Is the Chiltons manual reliable as far as the procedure goes? Here is link to the procedure: click here. Is there an article on the web that maybe has more info? Lessons learned, etc...? Any input or experiences appreciated! Thanks.


----------



## shimonmor (May 30, 2005)

Before I posted my questions above I did a search and came up with nothing regarding timing belts in the Pathfinder forum. I thought that was kind of strange.

Now I realize that most of the posts are in the Truck & SUV forum not in the Pathfinder sub-forum. It's kind of a weird set-up on this forum. Anyway, I found answers to most of my questions in there.

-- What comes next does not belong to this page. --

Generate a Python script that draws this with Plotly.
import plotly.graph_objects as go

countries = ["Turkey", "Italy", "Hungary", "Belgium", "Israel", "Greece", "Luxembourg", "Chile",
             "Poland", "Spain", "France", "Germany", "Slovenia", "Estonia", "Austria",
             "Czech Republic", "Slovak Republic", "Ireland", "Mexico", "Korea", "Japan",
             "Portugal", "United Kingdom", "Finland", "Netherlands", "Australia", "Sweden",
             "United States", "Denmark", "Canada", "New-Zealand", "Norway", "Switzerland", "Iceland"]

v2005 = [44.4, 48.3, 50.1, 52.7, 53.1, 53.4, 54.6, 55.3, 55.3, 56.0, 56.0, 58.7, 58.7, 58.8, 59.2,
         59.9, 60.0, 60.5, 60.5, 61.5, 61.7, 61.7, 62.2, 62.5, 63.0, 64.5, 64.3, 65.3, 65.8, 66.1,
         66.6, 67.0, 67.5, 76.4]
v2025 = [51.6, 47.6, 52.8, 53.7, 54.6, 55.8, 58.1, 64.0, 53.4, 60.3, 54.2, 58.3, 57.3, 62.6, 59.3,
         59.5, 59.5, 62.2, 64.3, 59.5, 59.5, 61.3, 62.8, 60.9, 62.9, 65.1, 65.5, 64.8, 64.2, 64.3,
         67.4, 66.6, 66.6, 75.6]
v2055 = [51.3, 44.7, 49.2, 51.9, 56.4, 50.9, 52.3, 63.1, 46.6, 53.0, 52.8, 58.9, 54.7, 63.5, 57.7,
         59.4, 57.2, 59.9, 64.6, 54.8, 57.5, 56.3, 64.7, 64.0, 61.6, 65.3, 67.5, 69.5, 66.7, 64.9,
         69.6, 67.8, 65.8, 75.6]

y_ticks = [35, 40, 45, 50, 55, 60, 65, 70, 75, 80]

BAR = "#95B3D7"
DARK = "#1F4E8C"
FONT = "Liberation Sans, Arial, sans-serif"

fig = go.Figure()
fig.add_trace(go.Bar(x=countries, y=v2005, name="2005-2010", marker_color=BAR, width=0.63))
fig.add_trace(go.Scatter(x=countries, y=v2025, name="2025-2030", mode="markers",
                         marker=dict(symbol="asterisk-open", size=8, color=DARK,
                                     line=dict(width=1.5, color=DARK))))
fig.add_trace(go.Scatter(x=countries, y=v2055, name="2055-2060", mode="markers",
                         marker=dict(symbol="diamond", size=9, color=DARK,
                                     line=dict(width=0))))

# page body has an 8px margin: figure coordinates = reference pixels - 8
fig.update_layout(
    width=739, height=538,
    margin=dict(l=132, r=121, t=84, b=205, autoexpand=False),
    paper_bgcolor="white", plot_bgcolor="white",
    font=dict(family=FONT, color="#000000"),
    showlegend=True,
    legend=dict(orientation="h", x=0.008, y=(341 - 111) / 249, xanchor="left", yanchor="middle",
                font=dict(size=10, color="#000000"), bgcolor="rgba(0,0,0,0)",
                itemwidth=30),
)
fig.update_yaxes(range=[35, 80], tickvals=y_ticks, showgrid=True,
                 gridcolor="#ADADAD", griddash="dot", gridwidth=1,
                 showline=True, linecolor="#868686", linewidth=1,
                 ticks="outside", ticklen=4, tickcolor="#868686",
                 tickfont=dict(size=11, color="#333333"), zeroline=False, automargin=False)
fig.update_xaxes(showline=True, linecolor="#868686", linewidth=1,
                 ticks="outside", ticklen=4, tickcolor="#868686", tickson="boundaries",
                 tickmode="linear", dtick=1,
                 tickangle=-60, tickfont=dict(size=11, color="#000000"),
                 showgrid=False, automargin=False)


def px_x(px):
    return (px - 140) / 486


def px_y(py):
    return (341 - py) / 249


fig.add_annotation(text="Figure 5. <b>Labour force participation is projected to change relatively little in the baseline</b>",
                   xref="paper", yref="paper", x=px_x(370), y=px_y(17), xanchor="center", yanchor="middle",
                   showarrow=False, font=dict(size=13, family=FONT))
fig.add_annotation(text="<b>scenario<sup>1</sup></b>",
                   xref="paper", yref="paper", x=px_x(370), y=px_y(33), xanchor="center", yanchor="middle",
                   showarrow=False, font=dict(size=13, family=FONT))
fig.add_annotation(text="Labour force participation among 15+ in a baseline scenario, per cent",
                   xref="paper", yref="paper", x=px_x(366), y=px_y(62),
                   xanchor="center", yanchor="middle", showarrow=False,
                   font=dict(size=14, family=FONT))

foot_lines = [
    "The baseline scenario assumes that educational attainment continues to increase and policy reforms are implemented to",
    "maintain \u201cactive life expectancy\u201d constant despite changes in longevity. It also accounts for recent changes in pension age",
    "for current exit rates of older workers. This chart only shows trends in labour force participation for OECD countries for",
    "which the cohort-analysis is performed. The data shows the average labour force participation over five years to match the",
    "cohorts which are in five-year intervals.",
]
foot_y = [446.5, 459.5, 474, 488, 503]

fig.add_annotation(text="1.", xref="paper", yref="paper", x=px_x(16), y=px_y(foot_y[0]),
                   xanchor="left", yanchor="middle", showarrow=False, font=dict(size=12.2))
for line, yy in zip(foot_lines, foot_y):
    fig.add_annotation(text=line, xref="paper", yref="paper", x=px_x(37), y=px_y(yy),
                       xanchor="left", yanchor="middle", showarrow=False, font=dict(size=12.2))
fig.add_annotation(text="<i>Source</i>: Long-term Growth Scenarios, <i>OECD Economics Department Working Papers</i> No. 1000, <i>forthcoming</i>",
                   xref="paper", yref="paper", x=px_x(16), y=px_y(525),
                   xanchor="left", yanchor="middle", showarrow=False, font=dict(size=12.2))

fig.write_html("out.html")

But any other input is still appreciated...especially from anyone who has done a timing belt and can pass on some knowledge.


----------



## 88pathoffroad (Jun 6, 2004)

shimonmor said:


> I have a bunch of questions after looking through the manual.
> 
> I was planning on replacing the water pump and thermostat too as well has hoses, belts, and tune-up stuff. How about camshaft seals and front main seal? Should I plan on these too? Are they prone to leakage or do they last a long time?


Yep. The only way to replace the cam and crank seals is while the belt's off. Better do it while you can. The left cam seal likes to leak after a while.



> How about the tensioner...worth replacing? I know how to check if the tensioner is bad but I'd like to know if the tensioner reputation is such that people replace them as preventative maint.


Most people replace it while they're in there as well, but I've heard Nissan mechanics say that if it's still rolling straight they usually don't. You choose.



> Anything else worth replacing or looking at while in there doing the belt?


The coolant bypass hose and connecting hose between the tube on front and the lower radiator hose come to mind. If you go to a dealership, the little connector hose is like $17, last I checked. You might want to look for a scrap of appropriately sized hose to use in it's place if you don't want to buy one.



> The Chiltons says to loosen the rocker arm bolts to achieve correct belt tension. Is this actually done? Or this blown off? The whole procedure for setting belt tension is quite elaborate with the feeler gauge and all...I've never seen this type of procedure and am wondering what others have done.


I never have, that's just a safety precaution for ham-handed folks with hammers, heh. Just be very careful to NOT let the cams rotate on their own after the belt's off. A few degrees is OK, but no more than that. You don't want valves under full spring pressure to hit your pistons.

When you put on the tensioner, use an Allen wrench to rotate the tensioner around so the spring tensions it, then as it rotates around more to where the belt is tensioned, the wrench should point downward at approximately 5:30, or right at the crankshaft snout.



> Is the Chiltons manual reliable as far as the procedure goes? Is there an article on the web that maybe has more info? Lessons learned, etc...? Any input or experiences appreciated! Thanks.


I used to have a full write-up with pics, but it got deleted by other forum Nazis, so there's no how-to anymore. I'll get around to re-doing it some day...


----------



## shimonmor (May 30, 2005)

Great reply...very informative. Thanks!


----------